To be done.
Look through the data below and say how many of its lines contain "chart", adding nothing else.

Collected material.
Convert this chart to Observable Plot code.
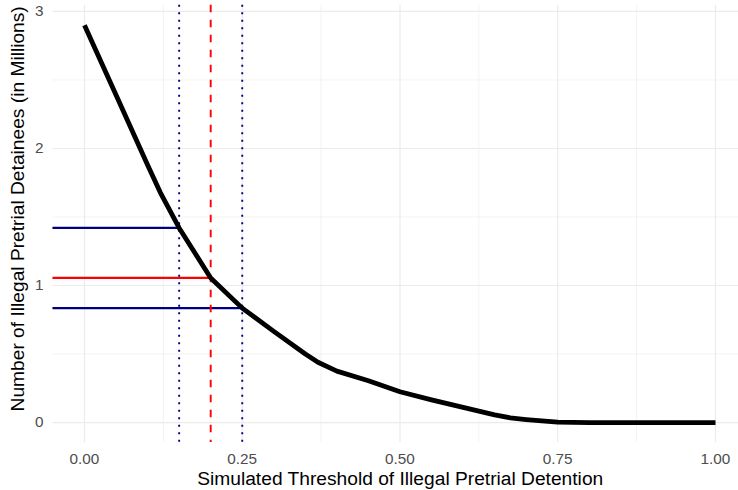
<!DOCTYPE html>
<html>
<head>
<meta charset="utf-8">
<script src="https://cdn.jsdelivr.net/npm/d3@7"></script>
<script src="https://cdn.jsdelivr.net/npm/@observablehq/plot@0.6"></script>
<style>
  html, body { margin: 0; padding: 0; background: #fff; }
  svg { display: block; }
</style>
</head>
<body>
<div id="chart"></div>
<script>
// Simulated threshold (x) and number of illegal pretrial detainees in millions (y)
const thresholdValues = [0, 0.05, 0.10, 0.12, 0.15, 0.20, 0.25, 0.30, 0.35, 0.37, 0.40, 0.45, 0.50, 0.55, 0.60, 0.65, 0.675, 0.70, 0.75, 0.80, 0.85, 0.90, 0.95, 1.00];
const detaineeValues  = [2.90, 2.39, 1.88, 1.68, 1.42, 1.055, 0.835, 0.665, 0.50, 0.44, 0.375, 0.305, 0.225, 0.165, 0.11, 0.056, 0.034, 0.022, 0.003, 0, 0, 0, 0, 0];

// Highlighted thresholds
const markThresholds = [0.15, 0.20, 0.25];
const markDetainees  = [1.42, 1.055, 0.835];
const markKinds      = ["bound", "central", "bound"];

// Tick labels / grid
const xMajorTicks = [0, 0.25, 0.5, 0.75, 1];
const xMinorTicks = [0.125, 0.375, 0.625, 0.875];
const yMajorTicks = [0, 1, 2, 3];
const yMinorTicks = [0.5, 1.5, 2.5];

const xTitle = "Simulated Threshold of Illegal Pretrial Detention";
const yTitle = "Number of Illegal Pretrial Detainees (in Millions)";

const curve = thresholdValues.map((x, i) => ({x, y: detaineeValues[i]}));
const marks = markThresholds.map((x, i) => ({x, y: markDetainees[i], kind: markKinds[i]}));

const xDomain = [-0.05, 1.0365];
const yDomain = [-0.145, 3.045];

const kindColor = k => k === "central" ? "#FF0000" : "#000080";

const chart = Plot.plot({
  width: 738,
  height: 490,
  marginLeft: 52.45,
  marginRight: 0,
  marginTop: 4.8,
  marginBottom: 48.1,
  style: {fontFamily: "'Liberation Sans', Arial, Helvetica, sans-serif", background: "#fff"},
  x: {domain: xDomain, axis: null},
  y: {domain: yDomain, axis: null},
  marks: [
    Plot.ruleX(xMinorTicks, {stroke: "#EBEBEB", strokeWidth: 0.6}),
    Plot.ruleY(yMinorTicks, {stroke: "#EBEBEB", strokeWidth: 0.6}),
    Plot.ruleX(xMajorTicks, {stroke: "#EBEBEB", strokeWidth: 1.2}),
    Plot.ruleY(yMajorTicks, {stroke: "#EBEBEB", strokeWidth: 1.2}),
    Plot.axisX(xMajorTicks, {tickSize: 0, tickPadding: 10.5, tickFormat: d3.format(".2f"), fill: "#4D4D4D", fontSize: 15.3, label: null}),
    Plot.axisY(yMajorTicks, {tickSize: 0, tickPadding: 9.5, tickFormat: d3.format("d"), fill: "#4D4D4D", fontSize: 15.3, label: null}),
    // horizontal segments from panel edge to the curve
    Plot.ruleY(marks, {y: "y", x1: () => xDomain[0], x2: "x", stroke: d => kindColor(d.kind), strokeWidth: 2.3}),
    // vertical reference lines
    Plot.ruleX(marks.filter(d => d.kind === "bound"), {x: "x", stroke: "#000080", strokeWidth: 1.9, strokeDasharray: "1.9,5.6"}),
    Plot.ruleX(marks.filter(d => d.kind === "central"), {x: "x", stroke: "#FF0000", strokeWidth: 1.9, strokeDasharray: "7.5,7.5"}),
    // curve
    Plot.line(curve, {x: "x", y: "y", stroke: "#000", strokeWidth: 4.8, strokeLinecap: "butt", strokeLinejoin: "round"}),
    // axis titles
    Plot.text([xTitle], {frameAnchor: "bottom", dx: 4.5, dy: 36, text: d => d, fontSize: 19.2, fill: "#000", lineAnchor: "middle", textAnchor: "middle"}),
    Plot.text([yTitle], {frameAnchor: "left", dx: -35, dy: -15, rotate: -90, text: d => d, fontSize: 19.2, fill: "#000", lineAnchor: "middle", textAnchor: "middle"})
  ]
});
document.getElementById("chart").appendChild(chart);
</script>
</body>
</html>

Task response.
4